There’s a big issue coming down the pike that isn’t being talked about nearly enough. And that’s the Environmental Protection Agency’s herbicide strategy.

The herbicide strategy document is part of EPA’s policy proposals to satisfy its obligations for the Endangered Species Act. It was created due to multiple lawsuits that have been filed against EPA by environmental groups on the grounds that the agency violated the ESA by failing to carrying out actions pursuant to the Federal Insecticide, Fungicide, Rodenticide Act.

So, why is it Important to growers?

Our growers, and growers in general, heavily rely on crop protection tools to make their production more efficient and timelier, defend their crops against new weeds, and protect species and the environment. All of this is done in order to produce the best, low-cost food source for Americans in the most environmental-friendly way.

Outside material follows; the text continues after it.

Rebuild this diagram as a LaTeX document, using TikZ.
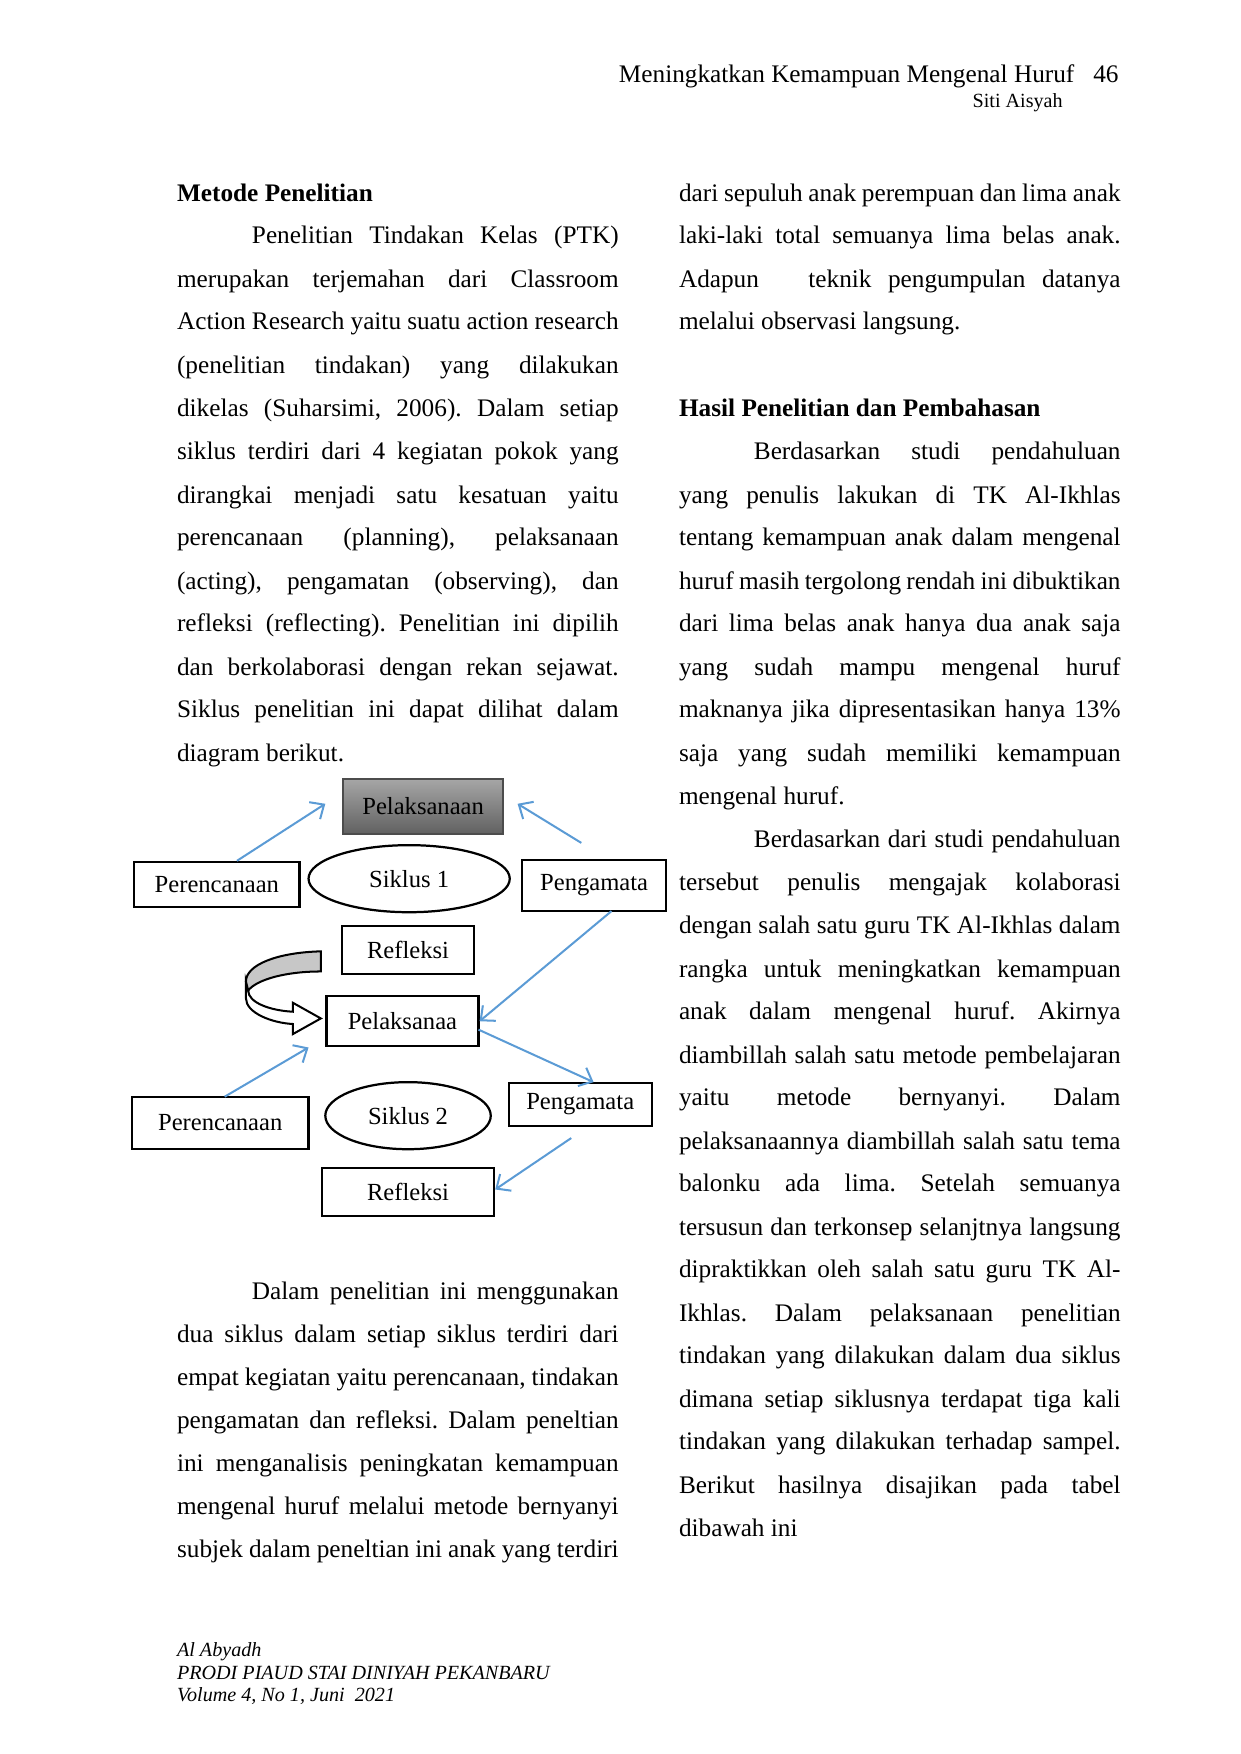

Overall the Strategy is incredibly complex and will be difficult for individual producers and applicators to even determine if lands are under regulation or what their compliance obligations will be. So for example, some of the issues that we NDGGA has with EPA’s Draft Herbicide Strategy include the spray drift buffers required by the proposal; because of the size called for in the document, enormous swaths of farmland will be left unprotected from damaging pests. The result will be that many farms and ranches will not be able to continue using herbicides in their operations and could lead to the loss of many farmers’ loss mitigation tools and would have detrimental economic impacts.

So in essence, it has the potential to change that producers farm.

We understand that the goal of the agency is to protect the environment, and obviously, our goal is to feed the world in an efficient and cost-effective way. These goals do not have to be mutually exclusive.

And so in NDGGA’s federal comments we pushed for more conversations and education with producers. Because it’s so complex, it will result in a lack of understanding amongst producers and could lead to issues with the strategy. An extensive, thorough education component will need to be created.

“Stakeholders need to be consulted throughout the development of policies like these,” NDGGA’s federal lobbyist Jim Callan wrote. “There needs to be more upfront conversations before the release of these strategies.”

And folks, this is just the beginning. After the herbicide strategy is completed, a pesticide and rodenticide strategy will be created.

The federal rule-making process has gotten out of control. Not only are many of these rules written in a vacuum and very little of the feedback is implemented from the commenting process, but Congress continues to be hesitant to overturn many of the rules that federal agencies create. The overturn WOTUS by the Supreme Court was one of the biggest wins we’ve seen against overzealous federal regulations in decades.

But, there may be a light at the end of the tunnel. A Supreme Court case filed by fishermen in the northeast could be a game changer. According to the case and recent media coverage received by the plaintiffs, the argument centers around monitoring that is done on the health of fish by the federal government. Due to a recent change in federal rules, fisherman must now pay for those monitors that they are required to take on their fishing vessels, resulting in increased costs and less profit for the fisherman.

The ultimate question being asked in the case is this: “Should the federal government be allowed to continue to establish rules that are more stringent and impactful than the federal laws that they are created to clarify?

If the answer is yes, agencies will continue to operate as usual. But if the answer is no, it has the potential to change the way they operate in a big way.

So while environmental groups have long used the Endangered Species Act as a vehicle to sue the EPA into operating in a way that benefits their philosophy, agriculture may still win the war after many long battles.